--- WHAT IS ASKED ---
Every line of the data must be copied exactly.

○ ○ ○

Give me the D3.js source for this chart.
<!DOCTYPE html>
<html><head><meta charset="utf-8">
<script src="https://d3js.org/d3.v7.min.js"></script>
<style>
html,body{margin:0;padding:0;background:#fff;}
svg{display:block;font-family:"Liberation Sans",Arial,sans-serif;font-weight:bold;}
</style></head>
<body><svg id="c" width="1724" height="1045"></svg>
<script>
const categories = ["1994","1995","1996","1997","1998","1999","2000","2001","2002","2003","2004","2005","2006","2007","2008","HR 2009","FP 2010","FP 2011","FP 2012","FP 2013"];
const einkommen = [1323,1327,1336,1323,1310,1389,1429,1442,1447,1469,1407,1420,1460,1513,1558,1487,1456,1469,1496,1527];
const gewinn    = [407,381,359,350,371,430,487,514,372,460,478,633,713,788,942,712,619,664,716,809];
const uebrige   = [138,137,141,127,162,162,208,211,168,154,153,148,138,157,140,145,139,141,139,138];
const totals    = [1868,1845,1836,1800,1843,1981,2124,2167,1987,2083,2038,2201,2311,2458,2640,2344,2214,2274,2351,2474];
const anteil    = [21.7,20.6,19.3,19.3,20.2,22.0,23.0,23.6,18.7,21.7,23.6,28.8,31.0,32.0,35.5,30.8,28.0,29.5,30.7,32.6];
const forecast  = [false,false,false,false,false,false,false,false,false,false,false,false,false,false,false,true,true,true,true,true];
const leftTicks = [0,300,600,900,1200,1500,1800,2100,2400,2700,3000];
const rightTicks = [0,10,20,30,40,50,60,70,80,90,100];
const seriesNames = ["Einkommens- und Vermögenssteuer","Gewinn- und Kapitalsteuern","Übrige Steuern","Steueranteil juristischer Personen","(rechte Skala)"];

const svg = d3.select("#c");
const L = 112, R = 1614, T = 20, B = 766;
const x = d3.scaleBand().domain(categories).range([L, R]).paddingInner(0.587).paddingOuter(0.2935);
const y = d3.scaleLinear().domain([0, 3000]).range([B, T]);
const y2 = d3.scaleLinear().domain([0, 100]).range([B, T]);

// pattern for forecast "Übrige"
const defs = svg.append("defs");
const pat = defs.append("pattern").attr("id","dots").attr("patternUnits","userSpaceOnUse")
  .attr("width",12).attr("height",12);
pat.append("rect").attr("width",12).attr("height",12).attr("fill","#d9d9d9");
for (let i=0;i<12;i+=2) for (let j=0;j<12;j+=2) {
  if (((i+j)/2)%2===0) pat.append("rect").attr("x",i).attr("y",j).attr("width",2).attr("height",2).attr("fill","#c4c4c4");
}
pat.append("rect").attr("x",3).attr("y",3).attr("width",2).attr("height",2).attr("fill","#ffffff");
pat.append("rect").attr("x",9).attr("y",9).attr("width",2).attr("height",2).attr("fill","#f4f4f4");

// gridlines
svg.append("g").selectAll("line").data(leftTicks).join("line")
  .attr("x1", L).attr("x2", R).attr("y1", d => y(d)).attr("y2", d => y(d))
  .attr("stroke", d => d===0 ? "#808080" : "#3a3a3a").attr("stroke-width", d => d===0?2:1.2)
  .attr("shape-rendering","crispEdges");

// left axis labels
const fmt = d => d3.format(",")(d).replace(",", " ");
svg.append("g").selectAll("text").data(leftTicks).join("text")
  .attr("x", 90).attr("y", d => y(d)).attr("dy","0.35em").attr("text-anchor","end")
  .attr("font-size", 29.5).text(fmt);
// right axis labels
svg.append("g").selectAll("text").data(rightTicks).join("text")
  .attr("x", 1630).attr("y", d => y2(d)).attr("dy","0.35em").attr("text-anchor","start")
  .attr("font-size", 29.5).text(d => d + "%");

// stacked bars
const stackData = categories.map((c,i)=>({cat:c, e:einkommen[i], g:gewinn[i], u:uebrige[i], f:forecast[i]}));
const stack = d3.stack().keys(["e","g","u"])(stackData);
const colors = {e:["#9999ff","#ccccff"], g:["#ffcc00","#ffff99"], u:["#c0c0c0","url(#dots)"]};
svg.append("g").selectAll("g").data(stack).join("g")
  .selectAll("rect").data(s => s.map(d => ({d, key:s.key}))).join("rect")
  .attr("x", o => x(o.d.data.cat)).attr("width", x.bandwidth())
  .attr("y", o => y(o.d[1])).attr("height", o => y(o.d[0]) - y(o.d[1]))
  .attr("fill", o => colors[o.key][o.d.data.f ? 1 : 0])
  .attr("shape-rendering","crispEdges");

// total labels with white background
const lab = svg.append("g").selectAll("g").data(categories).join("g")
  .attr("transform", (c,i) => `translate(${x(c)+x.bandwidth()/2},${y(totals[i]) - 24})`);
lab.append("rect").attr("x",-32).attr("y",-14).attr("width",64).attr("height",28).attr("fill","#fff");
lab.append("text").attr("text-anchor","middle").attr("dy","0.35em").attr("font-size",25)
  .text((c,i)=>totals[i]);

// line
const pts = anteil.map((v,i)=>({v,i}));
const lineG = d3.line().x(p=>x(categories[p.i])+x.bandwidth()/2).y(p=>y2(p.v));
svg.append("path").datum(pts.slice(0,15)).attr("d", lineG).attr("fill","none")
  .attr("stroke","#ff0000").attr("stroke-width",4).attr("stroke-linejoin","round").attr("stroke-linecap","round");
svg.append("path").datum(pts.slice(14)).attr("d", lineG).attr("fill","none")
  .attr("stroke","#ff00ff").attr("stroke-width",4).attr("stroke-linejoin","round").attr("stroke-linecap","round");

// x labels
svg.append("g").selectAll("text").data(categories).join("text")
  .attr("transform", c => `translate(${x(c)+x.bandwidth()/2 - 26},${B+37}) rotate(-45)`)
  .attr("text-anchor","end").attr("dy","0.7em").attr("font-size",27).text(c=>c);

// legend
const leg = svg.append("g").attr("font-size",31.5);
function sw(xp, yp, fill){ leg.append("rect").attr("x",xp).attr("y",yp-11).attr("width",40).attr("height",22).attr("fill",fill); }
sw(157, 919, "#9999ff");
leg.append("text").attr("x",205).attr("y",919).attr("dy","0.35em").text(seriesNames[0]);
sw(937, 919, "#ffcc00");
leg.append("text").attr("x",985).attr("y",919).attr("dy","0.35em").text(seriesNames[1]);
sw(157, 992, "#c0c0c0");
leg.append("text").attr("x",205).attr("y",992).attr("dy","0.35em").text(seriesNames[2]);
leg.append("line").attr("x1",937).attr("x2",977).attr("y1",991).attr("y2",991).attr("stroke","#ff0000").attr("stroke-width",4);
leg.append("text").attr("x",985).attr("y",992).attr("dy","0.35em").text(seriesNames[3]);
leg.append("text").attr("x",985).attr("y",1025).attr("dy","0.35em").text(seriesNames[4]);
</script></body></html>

○ ○ ○

--- EXERCISE SOLUTION ---
Give me the D3.js source for this chart.
<!DOCTYPE html>
<html><head><meta charset="utf-8">
<script src="https://d3js.org/d3.v7.min.js"></script>
<style>
html,body{margin:0;padding:0;background:#fff;}
svg{display:block;font-family:"Liberation Sans",Arial,sans-serif;font-weight:bold;}
</style></head>
<body><svg id="c" width="1724" height="1045"></svg>
<script>
const categories = ["1994","1995","1996","1997","1998","1999","2000","2001","2002","2003","2004","2005","2006","2007","2008","HR 2009","FP 2010","FP 2011","FP 2012","FP 2013"];
const einkommen = [1323,1327,1336,1323,1310,1389,1429,1442,1447,1469,1407,1420,1460,1513,1558,1487,1456,1469,1496,1527];
const gewinn    = [407,381,359,350,371,430,487,514,372,460,478,633,713,788,942,712,619,664,716,809];
const uebrige   = [138,137,141,127,162,162,208,211,168,154,153,148,138,157,140,145,139,141,139,138];
const totals    = [1868,1845,1836,1800,1843,1981,2124,2167,1987,2083,2038,2201,2311,2458,2640,2344,2214,2274,2351,2474];
const anteil    = [21.7,20.6,19.3,19.3,20.2,22.0,23.0,23.6,18.7,21.7,23.6,28.8,31.0,32.0,35.5,30.8,28.0,29.5,30.7,32.6];
const forecast  = [false,false,false,false,false,false,false,false,false,false,false,false,false,false,false,true,true,true,true,true];
const leftTicks = [0,300,600,900,1200,1500,1800,2100,2400,2700,3000];
const rightTicks = [0,10,20,30,40,50,60,70,80,90,100];
const seriesNames = ["Einkommens- und Vermögenssteuer","Gewinn- und Kapitalsteuern","Übrige Steuern","Steueranteil juristischer Personen","(rechte Skala)"];

const svg = d3.select("#c");
const L = 112, R = 1614, T = 20, B = 766;
const x = d3.scaleBand().domain(categories).range([L, R]).paddingInner(0.587).paddingOuter(0.2935);
const y = d3.scaleLinear().domain([0, 3000]).range([B, T]);
const y2 = d3.scaleLinear().domain([0, 100]).range([B, T]);

// pattern for forecast "Übrige"
const defs = svg.append("defs");
const pat = defs.append("pattern").attr("id","dots").attr("patternUnits","userSpaceOnUse")
  .attr("width",12).attr("height",12);
pat.append("rect").attr("width",12).attr("height",12).attr("fill","#d9d9d9");
for (let i=0;i<12;i+=2) for (let j=0;j<12;j+=2) {
  if (((i+j)/2)%2===0) pat.append("rect").attr("x",i).attr("y",j).attr("width",2).attr("height",2).attr("fill","#c4c4c4");
}
pat.append("rect").attr("x",3).attr("y",3).attr("width",2).attr("height",2).attr("fill","#ffffff");
pat.append("rect").attr("x",9).attr("y",9).attr("width",2).attr("height",2).attr("fill","#f4f4f4");

// gridlines
svg.append("g").selectAll("line").data(leftTicks).join("line")
  .attr("x1", L).attr("x2", R).attr("y1", d => y(d)).attr("y2", d => y(d))
  .attr("stroke", d => d===0 ? "#808080" : "#3a3a3a").attr("stroke-width", d => d===0?2:1.2)
  .attr("shape-rendering","crispEdges");

// left axis labels
const fmt = d => d3.format(",")(d).replace(",", " ");
svg.append("g").selectAll("text").data(leftTicks).join("text")
  .attr("x", 90).attr("y", d => y(d)).attr("dy","0.35em").attr("text-anchor","end")
  .attr("font-size", 29.5).text(fmt);
// right axis labels
svg.append("g").selectAll("text").data(rightTicks).join("text")
  .attr("x", 1630).attr("y", d => y2(d)).attr("dy","0.35em").attr("text-anchor","start")
  .attr("font-size", 29.5).text(d => d + "%");

// stacked bars
const stackData = categories.map((c,i)=>({cat:c, e:einkommen[i], g:gewinn[i], u:uebrige[i], f:forecast[i]}));
const stack = d3.stack().keys(["e","g","u"])(stackData);
const colors = {e:["#9999ff","#ccccff"], g:["#ffcc00","#ffff99"], u:["#c0c0c0","url(#dots)"]};
svg.append("g").selectAll("g").data(stack).join("g")
  .selectAll("rect").data(s => s.map(d => ({d, key:s.key}))).join("rect")
  .attr("x", o => x(o.d.data.cat)).attr("width", x.bandwidth())
  .attr("y", o => y(o.d[1])).attr("height", o => y(o.d[0]) - y(o.d[1]))
  .attr("fill", o => colors[o.key][o.d.data.f ? 1 : 0])
  .attr("shape-rendering","crispEdges");

// total labels with white background
const lab = svg.append("g").selectAll("g").data(categories).join("g")
  .attr("transform", (c,i) => `translate(${x(c)+x.bandwidth()/2},${y(totals[i]) - 24})`);
lab.append("rect").attr("x",-32).attr("y",-14).attr("width",64).attr("height",28).attr("fill","#fff");
lab.append("text").attr("text-anchor","middle").attr("dy","0.35em").attr("font-size",25)
  .text((c,i)=>totals[i]);

// line
const pts = anteil.map((v,i)=>({v,i}));
const lineG = d3.line().x(p=>x(categories[p.i])+x.bandwidth()/2).y(p=>y2(p.v));
svg.append("path").datum(pts.slice(0,15)).attr("d", lineG).attr("fill","none")
  .attr("stroke","#ff0000").attr("stroke-width",4).attr("stroke-linejoin","round").attr("stroke-linecap","round");
svg.append("path").datum(pts.slice(14)).attr("d", lineG).attr("fill","none")
  .attr("stroke","#ff00ff").attr("stroke-width",4).attr("stroke-linejoin","round").attr("stroke-linecap","round");

// x labels
svg.append("g").selectAll("text").data(categories).join("text")
  .attr("transform", c => `translate(${x(c)+x.bandwidth()/2 - 26},${B+37}) rotate(-45)`)
  .attr("text-anchor","end").attr("dy","0.7em").attr("font-size",27).text(c=>c);

// legend
const leg = svg.append("g").attr("font-size",31.5);
function sw(xp, yp, fill){ leg.append("rect").attr("x",xp).attr("y",yp-11).attr("width",40).attr("height",22).attr("fill",fill); }
sw(157, 919, "#9999ff");
leg.append("text").attr("x",205).attr("y",919).attr("dy","0.35em").text(seriesNames[0]);
sw(937, 919, "#ffcc00");
leg.append("text").attr("x",985).attr("y",919).attr("dy","0.35em").text(seriesNames[1]);
sw(157, 992, "#c0c0c0");
leg.append("text").attr("x",205).attr("y",992).attr("dy","0.35em").text(seriesNames[2]);
leg.append("line").attr("x1",937).attr("x2",977).attr("y1",991).attr("y2",991).attr("stroke","#ff0000").attr("stroke-width",4);
leg.append("text").attr("x",985).attr("y",992).attr("dy","0.35em").text(seriesNames[3]);
leg.append("text").attr("x",985).attr("y",1025).attr("dy","0.35em").text(seriesNames[4]);
</script></body></html>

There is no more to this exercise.